Now, just a few interesting facts about the business and manufacturing of this drug: Danco, the company that imports and distributes RU-486 (under the trade name of Mifeprex), is not a U.S. company, but is based in the Cayman Islands; RU-486 is its only product (making a voluntary withdrawal highly unlikely); and Danco imports RU-486 from that paragon of safe-product production, China.
So what are the options for actually withdrawing this drug from the market? There is a bill in the House that would suspend approval of RU-486 pending a Comptroller General review of the FDA’s initial approval. But approval could be reinstated after a favorable Comptroller General review. The FDA has authority, under a few provisions, for withdrawing a drug unilaterally, such as when a drug cannot be used safely despite restrictions, but it’s highly unlikely the FDA would pursue this course of action. The best current option for withdrawal of RU-486 rests with the Secretary of Health and Human Services, who has “Imminent Hazard” authority to remove a drug from the market under certain criteria (such as the unpredictability and severity of adverse events associated with a drug).
Returning to the mendacious headlines claiming RU-486 is “safe,” the careful reader will note that the study prompting this recent PR blitz lauding the abortion pill was not about the safety of RU-486 as a drug, or even as a form of abortion. The study was a comparison of subsequent pregnancy outcomes among women who had prior abortions, concluding that there was no difference between surgical or medical abortion on the impact on subsequent pregnancy.

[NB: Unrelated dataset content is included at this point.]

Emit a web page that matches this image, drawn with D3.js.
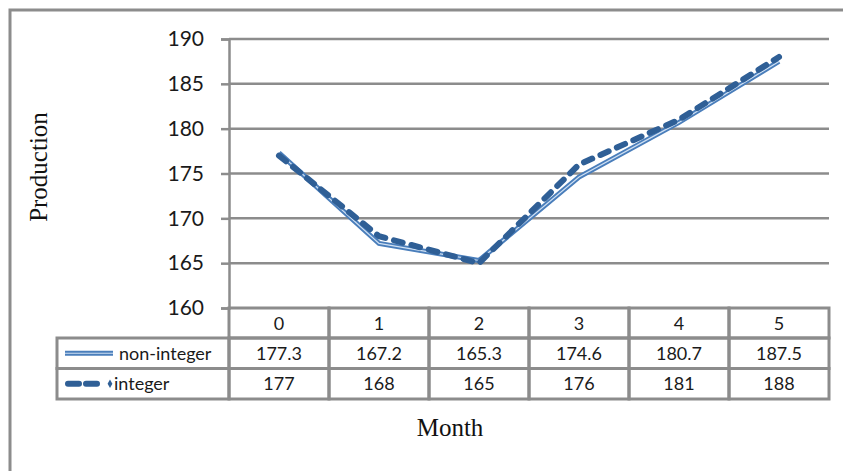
<!DOCTYPE html>
<html>
<head>
<meta charset="utf-8">
<script src="https://cdn.jsdelivr.net/npm/d3@7/dist/d3.min.js"></script>
<style>
  html, body { margin: 0; padding: 0; background: #fff; }
  svg { display: block; }
</style>
</head>
<body>
<script>
// Monthly production, two planning variants
const months = ["0", "1", "2", "3", "4", "5"];
const nonInteger = [177.3, 167.2, 165.3, 174.6, 180.7, 187.5];
const integer = [177, 168, 165, 176, 181, 188];
const yTicks = [160, 165, 170, 175, 180, 185, 190];
const seriesNames = ["non-integer", "integer"];

const W = 843, H = 471;
const svg = d3.select("body").append("svg").attr("width", W).attr("height", H);

const grid = "#8c8c8c";
const sans = "Lato, 'Open Sans', sans-serif";
const serif = "'Liberation Serif', 'DejaVu Serif', serif";

// outer chart frame
svg.append("rect").attr("x", 10).attr("y", 10).attr("width", 860).attr("height", 500)
  .attr("fill", "none").attr("stroke", grid).attr("stroke-width", 3);

const plotLeft = 229, plotRight = 829, plotTop = 39, plotBottom = 308;
const x = d3.scaleBand().domain(months).range([plotLeft, plotRight]);
const y = d3.scaleLinear().domain([160, 190]).range([plotBottom, plotTop]);

// horizontal gridlines
svg.append("g").selectAll("line").data(yTicks.filter(t => t > 160)).join("line")
  .attr("x1", plotLeft).attr("x2", plotRight)
  .attr("y1", d => y(d)).attr("y2", d => y(d))
  .attr("stroke", grid).attr("stroke-width", 2.5);

// y axis
const yAxis = d3.axisLeft(y).tickValues(yTicks).tickSize(8).tickPadding(17).tickFormat(d3.format("d"));
const ya = svg.append("g").attr("transform", `translate(${plotLeft},0)`).call(yAxis);
ya.select(".domain").attr("stroke", grid).attr("stroke-width", 2.5);
ya.selectAll(".tick line").attr("stroke", grid).attr("stroke-width", 2.5);
ya.selectAll(".tick text").attr("font-family", sans).attr("font-size", 21).attr("fill", "#1a1a1a");

// data table
const rowH = [plotBottom, 338, 368.5, 399];
const legendLeft = 57;
const tbl = svg.append("g");
const bw = 3;
const cellFont = 18;
// header row cells
months.forEach(m => {
  tbl.append("rect").attr("x", x(m)).attr("y", rowH[0]).attr("width", x.bandwidth()).attr("height", rowH[1] - rowH[0])
    .attr("fill", "none").attr("stroke", grid).attr("stroke-width", bw);
  tbl.append("text").attr("x", x(m) + x.bandwidth() / 2).attr("y", (rowH[0] + rowH[1]) / 2 + 6.5)
    .attr("text-anchor", "middle").attr("font-family", sans).attr("font-size", cellFont).attr("fill", "#1a1a1a").text(m);
});
const rows = [nonInteger, integer];
rows.forEach((vals, r) => {
  const y0 = rowH[r + 1], y1 = rowH[r + 2];
  tbl.append("rect").attr("x", legendLeft).attr("y", y0).attr("width", plotLeft - legendLeft).attr("height", y1 - y0)
    .attr("fill", "none").attr("stroke", grid).attr("stroke-width", bw);
  months.forEach((m, i) => {
    tbl.append("rect").attr("x", x(m)).attr("y", y0).attr("width", x.bandwidth()).attr("height", y1 - y0)
      .attr("fill", "none").attr("stroke", grid).attr("stroke-width", bw);
    tbl.append("text").attr("x", x(m) + x.bandwidth() / 2).attr("y", (y0 + y1) / 2 + 6.5)
      .attr("text-anchor", "middle").attr("font-family", sans).attr("font-size", cellFont).attr("fill", "#1a1a1a")
      .text(vals[i]);
  });
  tbl.append("text").attr("x", r === 0 ? 119 : 114).attr("y", (y0 + y1) / 2 + 6.5)
    .attr("font-family", sans).attr("font-size", cellFont).attr("fill", "#1a1a1a").text(seriesNames[r]);
});

// series lines
const line = d3.line().x((d, i) => x(months[i]) + x.bandwidth() / 2).y(d => y(d));
const blue = "#4a7ebb", dark = "#2f5f96";

svg.append("path").datum(nonInteger).attr("d", line).attr("fill", "none")
  .attr("stroke", blue).attr("stroke-width", 5).attr("stroke-linejoin", "miter");
svg.append("path").datum(nonInteger).attr("d", line).attr("fill", "none")
  .attr("stroke", "#cfe0f3").attr("stroke-width", 1.2);

svg.append("path").datum(integer).attr("d", line).attr("fill", "none")
  .attr("stroke", dark).attr("stroke-width", 6).attr("stroke-linecap", "round")
  .attr("stroke-dasharray", "9,9");

// legend samples
const lg = svg.append("g");
const ly0 = (rowH[1] + rowH[2]) / 2, ly1 = (rowH[2] + rowH[3]) / 2;
lg.append("line").attr("x1", 65).attr("x2", 113).attr("y1", ly0).attr("y2", ly0)
  .attr("stroke", blue).attr("stroke-width", 5);
lg.append("line").attr("x1", 65).attr("x2", 113).attr("y1", ly0).attr("y2", ly0)
  .attr("stroke", "#cfe0f3").attr("stroke-width", 1.2);
lg.append("line").attr("x1", 68).attr("x2", 103).attr("y1", ly1).attr("y2", ly1)
  .attr("stroke", dark).attr("stroke-width", 6).attr("stroke-linecap", "round")
  .attr("stroke-dasharray", "11,7");
lg.append("path").attr("d", d3.symbol(d3.symbolDiamond, 20)()).attr("transform", `translate(110,${ly1})`)
  .attr("fill", dark);

// axis titles
svg.append("text").attr("transform", "translate(47,167) rotate(-90)").attr("text-anchor", "middle")
  .attr("font-family", serif).attr("font-size", 25).attr("fill", "#111").text("Production");
svg.append("text").attr("x", 450).attr("y", 436).attr("text-anchor", "middle")
  .attr("font-family", serif).attr("font-size", 25).attr("fill", "#111").text("Month");
</script>
</body>
</html>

However, abortion in general poses some risk to subsequent pregnancy; so to say there is no difference in long-term risk after having a medical versus surgical abortion is like saying there is no difference in long-term risk after getting into a traffic accident in a sedan versus a motorcycle. It ignores the fact that traffic accidents are dangerous, and motorcycle accidents are much more deadly.